Common-to-scientific name lookup. taxize had comm2sci() to go from “European robin” to Erithacus rubecula. taxify matches scientific names, not vernacular input. For that direction, the GBIF API (rgbif::name_suggest()) accepts common names and returns candidates.

Downstream taxa. taxize’s downstream() returned all children of a higher taxon (e.g., all species in a genus). taxify does not enumerate children. For tree-based queries, the rotl package provides access to the Open Tree of Life synthetic tree, and rgbif’s name_usage() can list children of a GBIF usage key.

Phylogenetic trees. For phylogenetic data, use rotl (Open Tree of Life) or phylomatic.

Occurrence data. For occurrence data, rgbif and spocc are the standard tools.

Sequence data. For sequence retrieval, the rentrez package handles GenBank/NCBI queries directly.

Real-time API lookups. By design, taxify queries local files. If a name was added to a backbone yesterday and taxify’s local copy is from last month, taxify will not find it until the backbone is updated. For workflows where freshness matters more than reproducibility, a direct API client (rgbif, worrms, ritis) may be the better fit.

When the other packages are the better choice

taxify is one tool among several. A few situations where the related packages remain the right answer:

  • Distribution and range queries. rWCVP exposes WCVP’s TDWG-region geography directly through wcvp_distribution(), wcvp_occ_mat(), and generate_checklist(). taxify covers name-resolution and the most common native-range join through add_wcvp(), but full geographic queries belong in rWCVP.

  • Live API access to upstream databases. taxize, rgbif, worrms, ritis, and TNRS query their backends in real time. If you need a name added to a backbone yesterday, or you want the latest annotation for a single taxon, these packages return that immediately. taxify works against the snapshot on disk and only sees changes when the backbone is updated.

  • Common-to-scientific lookups. taxize had comm2sci() to go from “European robin” to Erithacus rubecula. taxify matches scientific names, not vernacular input. For that direction, rgbif::name_suggest() accepts common names and returns candidates.

  • Downstream taxa enumeration. If the goal is to list all species in a family or all subspecies of a species, taxify does not provide that query. Use rgbif::name_usage(key, data = "children") or rotl::tol_subtree().

  • Wider biodiversity-data cleaning. bdc wraps the entire data-cleaning workflow (coordinate cleaning, dataset merging, taxonomic harmonization, occurrence flagging). taxify can replace its taxonomic step alone if you prefer offline backbones over taxadb + GNR, but the rest of bdc’s pipeline is outside taxify’s scope.

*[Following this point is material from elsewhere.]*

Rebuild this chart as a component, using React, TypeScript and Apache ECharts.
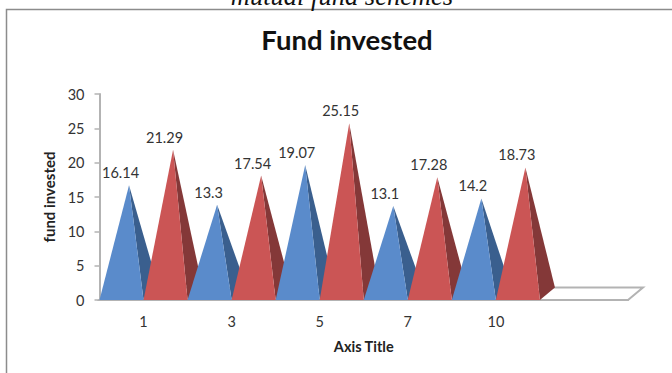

  • Interactive, per-name resolution with manual disambiguation. taxize had interactive modes where the user could pick among multiple candidates. taxify picks the best match automatically (accepted name over synonym, species rank over higher ranks, lowest ID as tiebreaker). If manual control over ambiguous matches is needed, direct API calls may be preferable.

  • Column-oriented querying of a backbone. taxadb stores backbones in DuckDB / MonetDB and exposes them through dplyr verbs, which is a natural fit if your analysis is itself a SQL-style transformation of the backbone. taxify exposes the underlying .vtr files through vectra for this kind of work, but taxadb’s dplyr surface is more ergonomic for custom queries.

Discovering available enrichments

taxify bundles 12 enrichment datasets that cover conservation status, invasive species, functional traits, morphological measurements, and vernacular names. These are joined to the taxify result by piping through add_*() functions.

# See all available enrichments and their metadata
list_enrichments()

Each enrichment downloads automatically on first use and is cached locally, following the same pattern as backbones. The full list: add_conservation_status(), add_invasive_status(), add_wcvp(), add_eive(), add_elton_traits(), add_avonet(), add_pantheria(), add_amphibio(), add_common_names(), add_woodiness(), add_diaz_traits(), and add_leda().

Summary

Migrating from taxize, WorldFlora, lcvplants, rWCVP, taxadb, or Taxonstand to taxify means replacing the package’s resolution call with taxify(backend = ...) and optional add_*() enrichment pipes. The output is a flat 16-column data.frame, not nested lists or long-format join tables, and matching runs offline against versioned backbone files so results do not change between sessions unless the user explicitly updates the backbone.

For things taxify does not handle (distribution queries, downstream taxa, occurrence data, phylogenetic trees, sequence retrieval, live API freshness), the specialized packages (rWCVP, rgbif, rotl, spocc, rentrez, worrms, ritis) remain the right tools. taxify covers the name-matching step that comes before most of those.